Chicken Tikka Masala



1 cup plain yogurt
2 tablespoons lemon juice
1 teaspoon grated lemon peel
2 teaspoons ground cumin
2 teaspoons red pepper flakes
A generous dash fresh ground black pepper
2 garlic cloves, finely chopped
1-inch fresh ginger root, peeled and finely chopped
2 boneless, skinless chicken breasts, cut into 1-inch cubes.


In a medium bowl, combine first 8 ingredients, and stir in chicken. Cover bowl, and marinade in refrigerator for at least 4 hours.

Curry Sauce


1 tablespoon unsalted butter
4 garlic cloves, finely chopped
2 jalapenos, deseeded and finely chopped (or if you want extra fire in your curry leave seeds in)
2 teaspoons ground coriander
1 teaspoon ground cumin
1 teaspoon paprika
2 teaspoons garam masala. (I couldn’t get any of this so I used red curry powder)
1 14 ounce can whole tomatoes
2 tablespoons tomato paste
1 beefsteak tomato cut into wedges
1 cup cream (substitute yogurt if you want a lighter dish)
Fresh chopped cilantro for garnish. (Personally, I don’t like cilantro so I used parsley, fresh from my pot of herbs).
2 cups basmati rice, cooked according to package dierections.
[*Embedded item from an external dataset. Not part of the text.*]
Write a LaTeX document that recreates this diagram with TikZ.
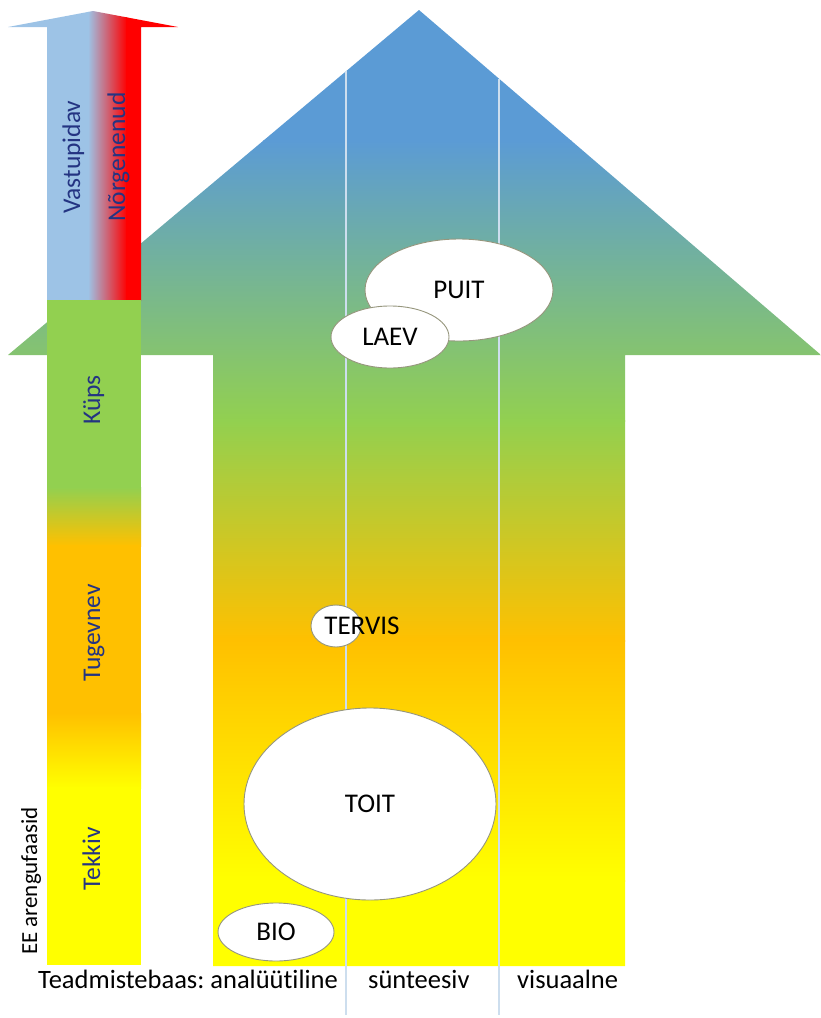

1. Pre-heat grill to medium-high.
2. Thread chicken onto skewers, lay them on a piece of heavy duty aluminum foil, and refrigerate until required. Discard marinade.
3. In a large, deep-sided skillet melt butter over a medium heat, add garlic and jalapenos and sauté for 1 minute.
4. Stir in coriander, cumin, paprika, garam masala, canned tomatoes, and tomato paste. Bring to a gentle boil, reduce heat and simmer for 15 minutes.
5. While sauce simmers, put chicken skewers laid on foil on the grill and cook for 15 minutes.
6. Add cream and chicken to sauce and stir well, simmer for a further 10 minutes.
7. Garnish curry with cilantro and serve with hot, cooked basmati rice and naan bread.

I wasn’t too happy with the naan, I need to perfect it a bit, so I won’t be posting that recipe yet.